Data shown »
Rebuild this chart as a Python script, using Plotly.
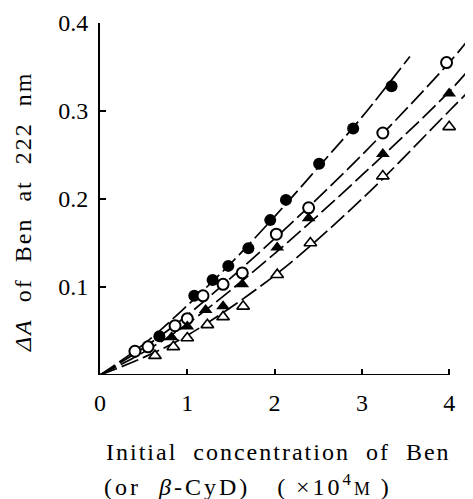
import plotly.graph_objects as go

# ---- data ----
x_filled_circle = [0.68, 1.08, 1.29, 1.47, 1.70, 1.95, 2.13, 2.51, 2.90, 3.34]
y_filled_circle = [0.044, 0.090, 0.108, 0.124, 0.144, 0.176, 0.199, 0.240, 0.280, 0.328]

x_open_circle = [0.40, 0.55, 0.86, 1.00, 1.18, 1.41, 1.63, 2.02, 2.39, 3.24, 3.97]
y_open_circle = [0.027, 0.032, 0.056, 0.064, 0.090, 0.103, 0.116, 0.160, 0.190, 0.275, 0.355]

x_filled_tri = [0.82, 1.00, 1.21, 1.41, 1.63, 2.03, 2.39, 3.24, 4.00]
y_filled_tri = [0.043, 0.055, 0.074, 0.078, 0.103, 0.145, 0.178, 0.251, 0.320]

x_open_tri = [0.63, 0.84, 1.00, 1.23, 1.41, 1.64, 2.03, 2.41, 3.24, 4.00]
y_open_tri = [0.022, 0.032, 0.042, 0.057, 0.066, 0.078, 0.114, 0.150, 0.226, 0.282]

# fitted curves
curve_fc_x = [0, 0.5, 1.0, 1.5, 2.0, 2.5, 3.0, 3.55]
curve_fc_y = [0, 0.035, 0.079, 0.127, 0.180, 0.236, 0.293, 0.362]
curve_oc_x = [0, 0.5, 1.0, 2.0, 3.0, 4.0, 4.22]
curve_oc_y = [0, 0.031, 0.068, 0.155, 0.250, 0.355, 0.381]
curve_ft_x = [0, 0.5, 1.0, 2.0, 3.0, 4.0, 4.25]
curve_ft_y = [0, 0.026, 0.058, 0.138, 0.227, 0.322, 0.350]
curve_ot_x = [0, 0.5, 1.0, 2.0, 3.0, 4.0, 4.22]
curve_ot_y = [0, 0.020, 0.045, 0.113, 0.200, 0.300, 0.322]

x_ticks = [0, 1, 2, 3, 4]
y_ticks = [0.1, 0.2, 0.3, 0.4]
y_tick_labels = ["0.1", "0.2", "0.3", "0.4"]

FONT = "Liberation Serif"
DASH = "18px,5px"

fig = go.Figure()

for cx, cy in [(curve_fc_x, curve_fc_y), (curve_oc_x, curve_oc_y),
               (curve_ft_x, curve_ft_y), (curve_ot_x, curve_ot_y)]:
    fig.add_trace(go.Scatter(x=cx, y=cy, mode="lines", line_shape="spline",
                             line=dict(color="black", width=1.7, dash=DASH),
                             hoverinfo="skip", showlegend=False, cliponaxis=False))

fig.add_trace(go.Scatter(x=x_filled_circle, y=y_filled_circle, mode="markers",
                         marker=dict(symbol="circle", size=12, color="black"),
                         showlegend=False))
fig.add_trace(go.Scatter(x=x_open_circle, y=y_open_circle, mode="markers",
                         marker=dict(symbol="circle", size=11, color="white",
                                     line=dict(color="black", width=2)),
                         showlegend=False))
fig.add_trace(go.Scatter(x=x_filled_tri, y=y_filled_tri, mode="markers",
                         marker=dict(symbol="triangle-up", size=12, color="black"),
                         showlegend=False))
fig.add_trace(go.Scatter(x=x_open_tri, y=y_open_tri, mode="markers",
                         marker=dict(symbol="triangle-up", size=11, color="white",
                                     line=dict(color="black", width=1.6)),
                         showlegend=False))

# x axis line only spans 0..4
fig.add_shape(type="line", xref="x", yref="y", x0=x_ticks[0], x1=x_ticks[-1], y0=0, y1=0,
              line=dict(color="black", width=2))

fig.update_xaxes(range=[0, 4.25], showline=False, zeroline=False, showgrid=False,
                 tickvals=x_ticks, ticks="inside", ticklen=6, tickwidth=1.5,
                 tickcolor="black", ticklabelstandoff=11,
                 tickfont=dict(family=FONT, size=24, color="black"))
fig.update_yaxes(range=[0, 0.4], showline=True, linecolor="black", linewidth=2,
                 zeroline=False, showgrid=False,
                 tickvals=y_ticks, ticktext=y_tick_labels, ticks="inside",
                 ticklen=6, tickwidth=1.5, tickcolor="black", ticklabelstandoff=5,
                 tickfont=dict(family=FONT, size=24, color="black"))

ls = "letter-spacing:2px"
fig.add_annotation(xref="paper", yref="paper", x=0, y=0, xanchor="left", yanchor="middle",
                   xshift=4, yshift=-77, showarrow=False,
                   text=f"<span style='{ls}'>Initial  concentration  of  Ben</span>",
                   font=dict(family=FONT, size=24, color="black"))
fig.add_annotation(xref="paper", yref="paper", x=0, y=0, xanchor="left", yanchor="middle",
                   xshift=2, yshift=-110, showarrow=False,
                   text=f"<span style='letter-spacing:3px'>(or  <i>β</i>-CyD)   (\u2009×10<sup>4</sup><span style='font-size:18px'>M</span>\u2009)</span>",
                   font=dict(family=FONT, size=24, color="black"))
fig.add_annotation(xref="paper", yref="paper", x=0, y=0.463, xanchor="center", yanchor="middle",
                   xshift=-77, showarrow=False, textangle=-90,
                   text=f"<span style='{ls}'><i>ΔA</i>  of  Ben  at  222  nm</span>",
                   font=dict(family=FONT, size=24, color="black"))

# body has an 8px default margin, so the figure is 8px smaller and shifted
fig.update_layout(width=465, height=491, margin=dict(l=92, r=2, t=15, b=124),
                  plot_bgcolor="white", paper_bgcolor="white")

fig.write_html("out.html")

What is needed »
Return the whole listing, word for word, and leave out every picture.

Result below »
Rebuild this chart as a Python script, using Plotly.
import plotly.graph_objects as go

# ---- data ----
x_filled_circle = [0.68, 1.08, 1.29, 1.47, 1.70, 1.95, 2.13, 2.51, 2.90, 3.34]
y_filled_circle = [0.044, 0.090, 0.108, 0.124, 0.144, 0.176, 0.199, 0.240, 0.280, 0.328]

x_open_circle = [0.40, 0.55, 0.86, 1.00, 1.18, 1.41, 1.63, 2.02, 2.39, 3.24, 3.97]
y_open_circle = [0.027, 0.032, 0.056, 0.064, 0.090, 0.103, 0.116, 0.160, 0.190, 0.275, 0.355]

x_filled_tri = [0.82, 1.00, 1.21, 1.41, 1.63, 2.03, 2.39, 3.24, 4.00]
y_filled_tri = [0.043, 0.055, 0.074, 0.078, 0.103, 0.145, 0.178, 0.251, 0.320]

x_open_tri = [0.63, 0.84, 1.00, 1.23, 1.41, 1.64, 2.03, 2.41, 3.24, 4.00]
y_open_tri = [0.022, 0.032, 0.042, 0.057, 0.066, 0.078, 0.114, 0.150, 0.226, 0.282]

# fitted curves
curve_fc_x = [0, 0.5, 1.0, 1.5, 2.0, 2.5, 3.0, 3.55]
curve_fc_y = [0, 0.035, 0.079, 0.127, 0.180, 0.236, 0.293, 0.362]
curve_oc_x = [0, 0.5, 1.0, 2.0, 3.0, 4.0, 4.22]
curve_oc_y = [0, 0.031, 0.068, 0.155, 0.250, 0.355, 0.381]
curve_ft_x = [0, 0.5, 1.0, 2.0, 3.0, 4.0, 4.25]
curve_ft_y = [0, 0.026, 0.058, 0.138, 0.227, 0.322, 0.350]
curve_ot_x = [0, 0.5, 1.0, 2.0, 3.0, 4.0, 4.22]
curve_ot_y = [0, 0.020, 0.045, 0.113, 0.200, 0.300, 0.322]

x_ticks = [0, 1, 2, 3, 4]
y_ticks = [0.1, 0.2, 0.3, 0.4]
y_tick_labels = ["0.1", "0.2", "0.3", "0.4"]

FONT = "Liberation Serif"
DASH = "18px,5px"

fig = go.Figure()

for cx, cy in [(curve_fc_x, curve_fc_y), (curve_oc_x, curve_oc_y),
               (curve_ft_x, curve_ft_y), (curve_ot_x, curve_ot_y)]:
    fig.add_trace(go.Scatter(x=cx, y=cy, mode="lines", line_shape="spline",
                             line=dict(color="black", width=1.7, dash=DASH),
                             hoverinfo="skip", showlegend=False, cliponaxis=False))

fig.add_trace(go.Scatter(x=x_filled_circle, y=y_filled_circle, mode="markers",
                         marker=dict(symbol="circle", size=12, color="black"),
                         showlegend=False))
fig.add_trace(go.Scatter(x=x_open_circle, y=y_open_circle, mode="markers",
                         marker=dict(symbol="circle", size=11, color="white",
                                     line=dict(color="black", width=2)),
                         showlegend=False))
fig.add_trace(go.Scatter(x=x_filled_tri, y=y_filled_tri, mode="markers",
                         marker=dict(symbol="triangle-up", size=12, color="black"),
                         showlegend=False))
fig.add_trace(go.Scatter(x=x_open_tri, y=y_open_tri, mode="markers",
                         marker=dict(symbol="triangle-up", size=11, color="white",
                                     line=dict(color="black", width=1.6)),
                         showlegend=False))

# x axis line only spans 0..4
fig.add_shape(type="line", xref="x", yref="y", x0=x_ticks[0], x1=x_ticks[-1], y0=0, y1=0,
              line=dict(color="black", width=2))

fig.update_xaxes(range=[0, 4.25], showline=False, zeroline=False, showgrid=False,
                 tickvals=x_ticks, ticks="inside", ticklen=6, tickwidth=1.5,
                 tickcolor="black", ticklabelstandoff=11,
                 tickfont=dict(family=FONT, size=24, color="black"))
fig.update_yaxes(range=[0, 0.4], showline=True, linecolor="black", linewidth=2,
                 zeroline=False, showgrid=False,
                 tickvals=y_ticks, ticktext=y_tick_labels, ticks="inside",
                 ticklen=6, tickwidth=1.5, tickcolor="black", ticklabelstandoff=5,
                 tickfont=dict(family=FONT, size=24, color="black"))

ls = "letter-spacing:2px"
fig.add_annotation(xref="paper", yref="paper", x=0, y=0, xanchor="left", yanchor="middle",
                   xshift=4, yshift=-77, showarrow=False,
                   text=f"<span style='{ls}'>Initial  concentration  of  Ben</span>",
                   font=dict(family=FONT, size=24, color="black"))
fig.add_annotation(xref="paper", yref="paper", x=0, y=0, xanchor="left", yanchor="middle",
                   xshift=2, yshift=-110, showarrow=False,
                   text=f"<span style='letter-spacing:3px'>(or  <i>β</i>-CyD)   (\u2009×10<sup>4</sup><span style='font-size:18px'>M</span>\u2009)</span>",
                   font=dict(family=FONT, size=24, color="black"))
fig.add_annotation(xref="paper", yref="paper", x=0, y=0.463, xanchor="center", yanchor="middle",
                   xshift=-77, showarrow=False, textangle=-90,
                   text=f"<span style='{ls}'><i>ΔA</i>  of  Ben  at  222  nm</span>",
                   font=dict(family=FONT, size=24, color="black"))

# body has an 8px default margin, so the figure is 8px smaller and shifted
fig.update_layout(width=465, height=491, margin=dict(l=92, r=2, t=15, b=124),
                  plot_bgcolor="white", paper_bgcolor="white")

fig.write_html("out.html")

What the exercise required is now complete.